To describe The Americans’ series finale would make the ending sound vaguely anti-climactic: long-established relationships end without much resolution, characters are only given half-hearted farewells, and deep-seated emotions are still sort of left hanging in the air. But in this half-digested farewell, The Americans leaves us confident in its characters’ direction. With that, it achieves something better than a neat and tidy conclusion, it takes its characters, who have spent nine episodes developing and transforming, to a place infinitely more hopeful.
The tenth episode opens with Philip and Elizabeth at a safehouse. Philip has just barely escaped the FBI and has already made the hasty-but-rational decision to defect back to the Soviet Union. Elizabeth tentatively agrees. Father Andrei, meanwhile, is being interrogated and, knowing the Jennings’ real identity, is vitally important to Stan’s ongoing investigation on the Soviet Spies. The urgency achieved here is nothing new for The Americans, but its effect on the drama prove remarkably effective with the end looming on the horizon. Character actions are granted a deeper sense of reflection and consequence as Philip, Elizabeth and Paige have to come to terms with a the cataclysmic turn of events.
Meanwhile, Stan Beeman uses the ongoing FBI investigation into a ring of Soviet spies to undertake his own personal investigation into the Jennings. This culminates to a scary, emotionally-paralyzing confrontation in an underground parking lot where best friends Philip and Stan truly see each other for the first time. The moment is far from a clean confession. Philip and Elizabeth, even when finally revealing themselves, are still caught in lies too unbearable to confess to. By the scene’s end, Philip, Paige and Elizabeth leave the garage unharmed, but—like Stan’s figure on the rearview mirror—the moment still lingers on, festering with crimes, feelings and truths unsaid.
Though powerful in its own right, the Stan-Jennings confrontation doesn’t pack nearly as strong a punch as the latter half when the Jennings, with Paige on their coattails, attempt to make their final arrangements before leaving America. A half-hearted goodbye through a payphone to Henry from Elizabeth and Philip is abrupt and unfulfilled enough to completely crush anyone remotely invested in the family. Following it is the revelatory and shattering moment on the train where Philip and Elizabeth see Paige on the platform, having seemingly made a last-minute decision not to join them.
Paige’s big moment somehow achieves something bittersweet (rather than just bitter). While the family is irresolutely torn apart, Paige achieves a fully-developed independence almost completely stolen from her. Moving to the tune of U2’s “With or Without You” (a most inspired use of the song), it’s perhaps the episodes most deeply affecting moment that also happens to be its most profound.

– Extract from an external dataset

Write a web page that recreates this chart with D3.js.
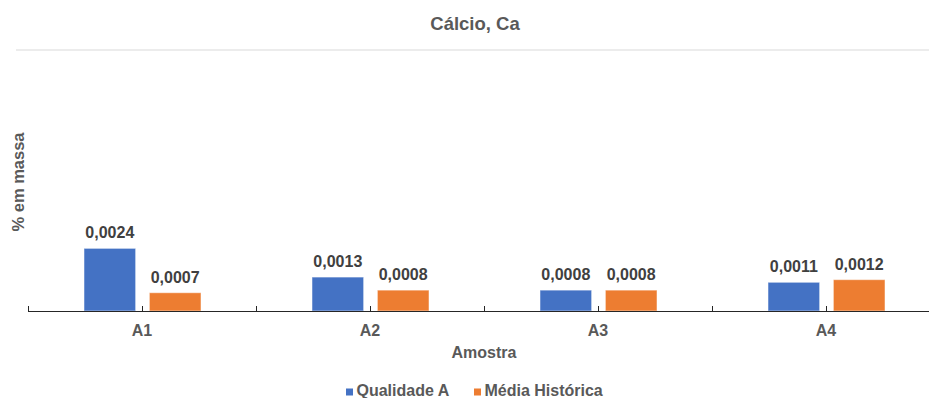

Episode ten’s title, “START,” is both ironic for a season finale, but absolutely spot on in terms of the episode’s implications. Philip and Elizabeth are left in the series’ final moments standing in Moscow ruminating on the choices they have made up until that point. Having spent roughly the same amount of time in the Soviet Union as they did in the U.S., returning gives Philip some pause. Elizabeth however assures him that they’ll get used to it—one imagines a similar conversation ensued when the two first arrived in the U.S. as young KGB officers. The show leaves the “Jennings” ultimate destination as an open cycle, not merely repeating but bettering, improving and maturing with each new one. Forging new identities beyond “Soviet” and “American,” “START” seems to offer Elizabeth and Philip just that.